À l'image de Leïla, 25 ans, les amateurs de seconde main semblent faire confiance aux professionnels de ce secteur pour leur fournir des biens de consommation sains. Elle explique : "J'achète pratiquement tout en friperies et en ressourceries. Mon idée est de me dire que si la friperie est infestée, les employés auraient rapidement été contaminés, et puis, c'est leur métier."
Une problématique pas nouvelle
Du côté des professionnels, on ne constate pas non plus de changements notables. Raphaëlle travaille pour le service client d'une marketplace de vêtements vintage et nous partage son étonnement : "Je n'ai rien reçu à ce sujet avant il y a deux jours, quand une cliente m'a demandé si je devais mettre mon manteau au congélateur, comme l'indiquaient les informations." Même son de cloche chez Emmaüs, qui nous écrit qu'aucune de leurs structures n'a fait remonter un problème de contamination.
Pour les professionnels, les nuisibles et les mesures pour les éviter font partie du quotidien " - Raphaëlle, responsable du service client d'une marketplace vintage
La question des nuisibles n'est pas nouvelle pour les professionnels de la seconde main.

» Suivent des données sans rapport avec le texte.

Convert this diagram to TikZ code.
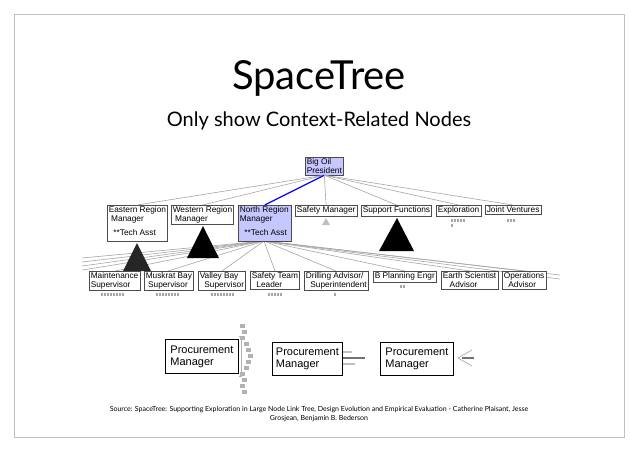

Valentin, propriétaire d'une marque d'upcycling, nous explique que dans son métier l'étape de tri est cruciale et ne doit pas être négligée. "Il faut vérifier l’état des vêtements et si on y trouve des insectes, ce qui peut arriver de temps en temps quand on se fournit dans des grands entrepôts ou auprès de particuliers pas très regardant sur leur stock de produits". Il souligne également que les punaises de lit ne prospèrent pas particulièrement dans ce type d'environnement : "Elles ont besoin d'humains pour vivre !"
Dans l'écosystème de la seconde main, le commerce professionnel est loin d'être le seul vecteur de vente. À côté des vide-greniers traditionnels, la vente de particulier à particulier en ligne explose. À titre d’exemple, en 2022, la plateforme Vinted revendiquait 19 millions d’utilisateurs en France. Dans ce type de vente, le professionnalisme ne peut plus venir rassurer les consommateurs. Toutefois, les acheteurs que nous interrogeons assurent continuer d'acheter à la même fréquence, prenant simplement plus de précautions lors de la réception de leurs achats. Jeanne raconte : "La dernière fois, j'ai déballé une jupe dans la baignoire, je l'ai secouée et je l'ai inspectée sous tous les angles."
Tout ce qui est literie, c’est sûr que je n’accepterai plus" - Jeanne, 28 ans
Tous les types de biens n'inspirent pas la même confiance ou défiance aux consommateurs. En particulier, la literie semble être un objet de consommation repoussant trop associé au risque d'être infesté par une de ces bestioles. "J'ai déjà eu un matelas de seconde main, mais maintenant tout ce qui est literie, c'est sûr que je n'accepterai plus", assure Jeanne.
En mai dernier, bien avant la frénésie des punaises de lit, le magazine 60 millions de consommateurs publiait une enquête sur les biens de consommation à éviter d'acheter de seconde main. Le magazine préconisait déjà d'éviter les matelas, à la fois parce qu'une literie déjà utilisée peut être altérée et mauvaise pour le confort, mais aussi parce que la question de l'hygiène reste toujours difficile à vérifier avec ce type de bien.
"Celui qui doit acheter sa literie de seconde main parce qu'il n'a pas le choix, parce que c'est un objet essentiel très cher, le fera dans tous les cas", affirme Jeanne. Bien que l'achat de seconde main puisse être motivé par diverses raisons, le facteur économique en demeure le principal moteur. Ainsi, une partie des consommateurs n'ont tout simplement pas la possibilité de renoncer à la seconde main, même s'ils le souhaitaient. "Quand tu as des moyens, tu peux te poser ces questions", argumente Jeanne, "mais il y a aussi des portions de la population qui n'ont pas d'autres choix, surtout dans le contexte d'inflation que nous connaissons aujourd'hui."
Des réflexes simples à adopter pour éviter l’infestation
Finalement, pour continuer à profiter des avantages de la seconde main en toute sérénité des gestes simples existent.
Lors d'achats en personne, il est essentiel d'inspecter attentivement l'article avant de l'acheter. Pour les vêtements, il ne faut pas oublier d'examiner les coutures. Pour les meubles, une attention particulière doit être dédiée aux parties moins visibles. Se munir d'une lampe torche ou d'une loupe peut faciliter l'inspection. Une fois au domicile, si l'article est en tissu, le laver immédiatement est une sécurité. Si le tissu est résistant, un lavage à 60 °C permet éliminer les nuisibles. Sinon, placer les textiles et les objets au congélateur pendant 72 heures est une alternative qui permet de se débarrasser des punaises potentielles.
L'ANSES recommande de limiter l'utilisation de produits chimiques ou de les réserver aux professionnels. "L'utilisation de produits chimiques peut entraîner des risques d'intoxication, renforcer la résistance des nuisibles aux insecticides, réduire leur efficacité, et, de manière générale, contribuer à la pollution de l'environnement", précise l'agence.